The ECJ also clarifies the role of Data Protection Commissions in determining the adequacy of SCCs. Even though the GDPR does not explicitly require them to do so, the ruling authorises the Data Protection Commissions to examine the adequacy standards of SCCs based on complaints received by individuals and to restrict or prohibit the transfer of data if the data protection standards are inadequate. This will ensure better enforceability of the judgment since the ECJ has decentralised the authority for making adequacy decision to the various Data Protection Commissions in the EU states. Even so, the European Commission will continue to have the final say. Its adequacy decisions will remain binding.

Lastly, the ruling has also led various US-based organisations to immediately switch from the EU-US Privacy Shield framework to SCCs. Having said that, as mentioned earlier, the standard of due diligence that such organisations would have to engage in has increased considerably.

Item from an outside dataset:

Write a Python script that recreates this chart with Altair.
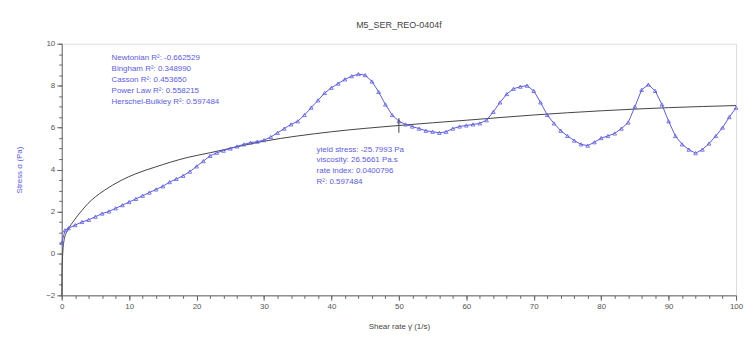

As the ruling mentioned, not only should the organisation internally comply with the SCCs, it must also ensure that the jurisdiction in which the data is held is essentially equivalent to the standards of data protection in the EU. Hence, while the decision regarding the EU-US Privacy Shield is a clean-cut in that it provides absolute clarity, the decision regarding the SCCs is nebulous. As Daniel J Solove notes, the ECJ has put SCCs in a coma on life support. This is because the ECJ found that the SCCs could not be used for data transfer to US without additional protection against US surveillance. It is also a possibility that due to this, the organisations with servers in the US would try to switch to data processing within Europe and silo data within the EU. 

In any case, the Schrems II judgment is a landmark decision which sets a valuable precedent for extraterritorial data-transfers and raises some interesting questions that will have to be addressed in through partnerships between legislators, data protection experts, tech industrialists and activists alike.